Dozens of cannabis brands, wholesalers and producers Tuesday launched Financial Stability for California Cannabis (FSCC) as part of an ongoing effort to confront the complex debt problems facing the world’s largest regulated marijuana market.
“Collections and outstanding debt related to unpaid invoices are key challenges facing cannabis operators of all types across the state, from cultivators to manufacturers, vertical brands to wholesalers, and everyone in between,” Vince Ning, founder and co-CEO of California cannabis distributor Nabis, said in a press release.
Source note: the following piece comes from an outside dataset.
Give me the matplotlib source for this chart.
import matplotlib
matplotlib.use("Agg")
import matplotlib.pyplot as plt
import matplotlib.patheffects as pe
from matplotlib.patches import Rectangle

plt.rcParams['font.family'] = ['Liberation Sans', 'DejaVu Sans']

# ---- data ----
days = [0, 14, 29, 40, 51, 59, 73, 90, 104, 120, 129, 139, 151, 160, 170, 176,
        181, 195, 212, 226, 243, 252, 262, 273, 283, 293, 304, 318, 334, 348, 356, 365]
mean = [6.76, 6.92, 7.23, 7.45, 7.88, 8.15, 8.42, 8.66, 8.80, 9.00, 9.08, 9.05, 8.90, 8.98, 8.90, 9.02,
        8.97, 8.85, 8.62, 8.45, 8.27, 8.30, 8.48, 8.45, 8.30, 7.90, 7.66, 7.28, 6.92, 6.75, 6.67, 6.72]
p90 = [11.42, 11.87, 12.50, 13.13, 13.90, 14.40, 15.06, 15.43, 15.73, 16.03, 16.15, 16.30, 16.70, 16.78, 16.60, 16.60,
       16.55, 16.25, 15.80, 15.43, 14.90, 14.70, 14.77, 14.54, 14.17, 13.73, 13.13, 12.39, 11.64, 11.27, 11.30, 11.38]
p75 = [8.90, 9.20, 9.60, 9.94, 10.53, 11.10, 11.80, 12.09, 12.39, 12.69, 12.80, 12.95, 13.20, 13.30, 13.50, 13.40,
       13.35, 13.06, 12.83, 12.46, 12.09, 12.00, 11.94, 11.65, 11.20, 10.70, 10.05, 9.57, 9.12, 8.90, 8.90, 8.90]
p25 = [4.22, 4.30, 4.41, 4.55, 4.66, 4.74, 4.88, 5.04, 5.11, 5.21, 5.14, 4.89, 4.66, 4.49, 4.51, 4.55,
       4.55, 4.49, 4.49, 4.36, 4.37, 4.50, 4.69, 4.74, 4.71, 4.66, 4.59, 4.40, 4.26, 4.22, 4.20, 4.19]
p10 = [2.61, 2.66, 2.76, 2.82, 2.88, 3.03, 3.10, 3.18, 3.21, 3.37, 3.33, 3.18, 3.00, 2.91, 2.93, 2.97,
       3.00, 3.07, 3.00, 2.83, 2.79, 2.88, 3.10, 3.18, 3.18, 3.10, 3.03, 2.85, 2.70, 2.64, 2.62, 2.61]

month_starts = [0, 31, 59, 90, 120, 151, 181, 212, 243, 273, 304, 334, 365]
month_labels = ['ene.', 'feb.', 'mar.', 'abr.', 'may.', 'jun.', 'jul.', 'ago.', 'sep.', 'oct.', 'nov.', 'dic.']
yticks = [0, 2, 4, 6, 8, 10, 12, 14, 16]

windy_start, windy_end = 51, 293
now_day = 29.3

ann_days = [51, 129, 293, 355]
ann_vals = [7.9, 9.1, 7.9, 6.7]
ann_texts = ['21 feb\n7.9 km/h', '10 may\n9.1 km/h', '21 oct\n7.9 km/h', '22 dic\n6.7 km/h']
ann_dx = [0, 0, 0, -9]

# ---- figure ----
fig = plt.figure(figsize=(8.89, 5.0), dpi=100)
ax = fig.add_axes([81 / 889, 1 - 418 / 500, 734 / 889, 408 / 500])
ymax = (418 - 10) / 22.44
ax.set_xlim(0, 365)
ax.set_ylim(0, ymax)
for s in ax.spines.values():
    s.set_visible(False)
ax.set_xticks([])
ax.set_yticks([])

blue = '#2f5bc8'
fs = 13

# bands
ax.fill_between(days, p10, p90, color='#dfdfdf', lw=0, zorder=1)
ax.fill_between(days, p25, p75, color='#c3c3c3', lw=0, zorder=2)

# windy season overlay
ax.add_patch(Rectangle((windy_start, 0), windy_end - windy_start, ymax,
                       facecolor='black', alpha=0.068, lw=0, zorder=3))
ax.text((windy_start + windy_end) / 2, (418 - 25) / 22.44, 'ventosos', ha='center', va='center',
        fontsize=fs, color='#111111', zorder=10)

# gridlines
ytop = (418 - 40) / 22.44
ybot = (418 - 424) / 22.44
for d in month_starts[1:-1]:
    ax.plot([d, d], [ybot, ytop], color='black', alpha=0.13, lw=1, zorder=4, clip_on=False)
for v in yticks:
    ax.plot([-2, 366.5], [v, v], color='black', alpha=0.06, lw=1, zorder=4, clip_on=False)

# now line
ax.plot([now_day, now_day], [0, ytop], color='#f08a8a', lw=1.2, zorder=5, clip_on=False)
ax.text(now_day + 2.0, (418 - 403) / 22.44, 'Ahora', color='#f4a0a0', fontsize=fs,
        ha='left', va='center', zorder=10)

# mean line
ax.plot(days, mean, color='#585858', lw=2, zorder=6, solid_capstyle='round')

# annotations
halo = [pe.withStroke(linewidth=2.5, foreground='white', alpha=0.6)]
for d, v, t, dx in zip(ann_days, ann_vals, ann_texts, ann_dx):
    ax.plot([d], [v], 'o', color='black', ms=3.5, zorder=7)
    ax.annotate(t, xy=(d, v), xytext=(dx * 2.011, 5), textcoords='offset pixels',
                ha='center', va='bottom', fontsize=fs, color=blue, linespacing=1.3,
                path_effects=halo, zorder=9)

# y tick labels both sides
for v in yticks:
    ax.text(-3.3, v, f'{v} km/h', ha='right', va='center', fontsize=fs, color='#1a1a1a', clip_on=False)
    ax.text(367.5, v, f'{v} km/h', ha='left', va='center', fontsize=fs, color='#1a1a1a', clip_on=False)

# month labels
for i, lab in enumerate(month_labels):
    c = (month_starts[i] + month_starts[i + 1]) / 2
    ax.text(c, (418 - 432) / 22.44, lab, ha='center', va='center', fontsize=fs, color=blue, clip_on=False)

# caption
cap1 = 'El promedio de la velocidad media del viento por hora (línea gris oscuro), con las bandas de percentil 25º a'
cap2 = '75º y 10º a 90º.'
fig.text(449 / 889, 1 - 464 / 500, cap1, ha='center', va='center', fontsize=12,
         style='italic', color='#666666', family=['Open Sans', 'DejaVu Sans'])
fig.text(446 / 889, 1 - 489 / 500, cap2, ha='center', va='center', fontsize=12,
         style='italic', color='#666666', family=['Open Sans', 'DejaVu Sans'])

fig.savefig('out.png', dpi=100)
FSCC aims to create a more holistic and collective plan to address the debt crisis across the supply chain, rather than individual, operator-led initiatives that have tried to reign in one of the industry’s biggest challenges – unpaid invoices, which affect many California cannabis businesses.
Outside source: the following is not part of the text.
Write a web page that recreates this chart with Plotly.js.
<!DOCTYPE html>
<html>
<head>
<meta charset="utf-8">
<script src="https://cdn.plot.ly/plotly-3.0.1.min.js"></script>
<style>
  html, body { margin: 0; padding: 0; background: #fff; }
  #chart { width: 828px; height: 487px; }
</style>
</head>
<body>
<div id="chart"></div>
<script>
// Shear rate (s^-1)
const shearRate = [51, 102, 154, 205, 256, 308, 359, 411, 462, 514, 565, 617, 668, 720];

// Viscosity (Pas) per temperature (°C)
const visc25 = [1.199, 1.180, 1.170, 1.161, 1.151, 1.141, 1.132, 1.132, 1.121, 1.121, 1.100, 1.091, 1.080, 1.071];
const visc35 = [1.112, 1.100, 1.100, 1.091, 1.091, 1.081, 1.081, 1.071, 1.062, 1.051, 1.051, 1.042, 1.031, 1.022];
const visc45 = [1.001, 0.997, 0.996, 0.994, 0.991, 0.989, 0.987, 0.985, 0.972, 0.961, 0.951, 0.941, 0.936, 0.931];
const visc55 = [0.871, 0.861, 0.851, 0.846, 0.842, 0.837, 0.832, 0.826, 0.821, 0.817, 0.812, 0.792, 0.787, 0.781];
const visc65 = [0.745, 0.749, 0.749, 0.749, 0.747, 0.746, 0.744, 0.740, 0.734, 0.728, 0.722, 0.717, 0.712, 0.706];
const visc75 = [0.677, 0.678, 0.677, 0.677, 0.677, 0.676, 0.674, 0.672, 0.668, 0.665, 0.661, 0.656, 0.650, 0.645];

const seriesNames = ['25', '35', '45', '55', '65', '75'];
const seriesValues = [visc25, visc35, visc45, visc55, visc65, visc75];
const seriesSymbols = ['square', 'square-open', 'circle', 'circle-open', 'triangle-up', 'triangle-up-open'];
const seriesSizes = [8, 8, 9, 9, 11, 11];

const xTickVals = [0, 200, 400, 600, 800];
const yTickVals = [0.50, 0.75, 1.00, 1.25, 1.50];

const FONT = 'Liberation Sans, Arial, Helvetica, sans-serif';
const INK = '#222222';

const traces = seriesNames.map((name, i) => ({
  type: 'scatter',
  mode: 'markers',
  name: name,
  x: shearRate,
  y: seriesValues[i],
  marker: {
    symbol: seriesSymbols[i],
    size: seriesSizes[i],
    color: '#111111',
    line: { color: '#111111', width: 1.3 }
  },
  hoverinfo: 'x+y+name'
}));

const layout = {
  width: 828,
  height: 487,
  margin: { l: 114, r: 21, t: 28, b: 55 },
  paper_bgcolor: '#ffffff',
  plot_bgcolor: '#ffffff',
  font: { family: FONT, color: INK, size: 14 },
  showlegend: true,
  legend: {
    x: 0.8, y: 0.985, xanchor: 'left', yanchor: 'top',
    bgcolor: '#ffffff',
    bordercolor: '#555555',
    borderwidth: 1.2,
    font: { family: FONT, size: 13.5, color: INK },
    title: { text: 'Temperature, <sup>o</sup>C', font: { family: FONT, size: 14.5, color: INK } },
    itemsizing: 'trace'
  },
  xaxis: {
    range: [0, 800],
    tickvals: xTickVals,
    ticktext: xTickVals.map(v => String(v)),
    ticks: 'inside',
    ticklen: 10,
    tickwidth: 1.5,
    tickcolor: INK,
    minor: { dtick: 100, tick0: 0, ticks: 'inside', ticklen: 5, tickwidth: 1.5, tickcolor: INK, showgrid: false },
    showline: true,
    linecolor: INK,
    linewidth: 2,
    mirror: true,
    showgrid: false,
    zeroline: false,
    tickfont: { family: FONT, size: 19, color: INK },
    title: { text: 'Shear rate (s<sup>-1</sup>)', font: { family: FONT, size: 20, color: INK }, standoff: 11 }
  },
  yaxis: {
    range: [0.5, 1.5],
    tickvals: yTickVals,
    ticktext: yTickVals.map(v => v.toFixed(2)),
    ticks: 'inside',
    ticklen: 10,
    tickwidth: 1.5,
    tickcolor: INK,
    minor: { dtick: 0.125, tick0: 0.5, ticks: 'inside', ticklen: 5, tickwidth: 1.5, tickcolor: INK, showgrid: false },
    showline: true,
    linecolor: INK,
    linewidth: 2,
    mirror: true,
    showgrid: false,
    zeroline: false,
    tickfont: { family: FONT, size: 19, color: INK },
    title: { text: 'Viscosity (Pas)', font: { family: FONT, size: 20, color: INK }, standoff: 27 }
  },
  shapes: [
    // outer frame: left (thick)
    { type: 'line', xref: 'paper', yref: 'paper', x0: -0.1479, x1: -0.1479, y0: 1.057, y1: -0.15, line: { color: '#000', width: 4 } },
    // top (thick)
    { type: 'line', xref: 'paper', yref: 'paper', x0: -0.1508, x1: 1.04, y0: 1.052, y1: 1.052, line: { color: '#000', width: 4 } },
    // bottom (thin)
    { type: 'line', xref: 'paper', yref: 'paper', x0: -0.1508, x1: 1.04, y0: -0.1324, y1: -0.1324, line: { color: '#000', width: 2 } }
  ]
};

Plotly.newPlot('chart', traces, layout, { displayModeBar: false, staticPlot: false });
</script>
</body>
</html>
As part of its awareness campaign, the group sent a letter to Chris Holden, who chairs the Assembly Committee on Appropriations at the California State Assembly, supporting a new bill that could become the nation’s first credit law for marijuana sales.
“This culture of nonpayment that has emerged in California’s cannabis market leaves businesses across the entire industry and supply chain – as well as ancillary businesses that support legal cannabis operators – with outstanding balances and unpaid invoices sometimes totaling hundreds of thousands of dollars,” the letter reads.
“This ballooning debt bubble in the cannabis industry will only continue to grow without proper oversight, putting the entirety of the state’s supply chain at risk of collapse and impacting state revenue decline even further.”
Assembly Bill 766, dubbed the “Cannabis Credit Protection Act,” was introduced by California assembly member Philip Ting and is supported by the Cannabis Distribution Association, the California Cannabis Industry Association and the California Cannabis Manufacturers Association, among other stakeholders.
Other FSCC members include: Kiva Sales & Services, the distribution arm of Kiva Confections; CannaCraft; Calyx Peak; Glass House Group; and The Parent Co.
Several members also are part of a new California group of distributors and brands that recently hired a credit association to rate retailers in the hopes of reducing hundreds of thousands of dollars in unpaid invoices – and reining in repeat offenders.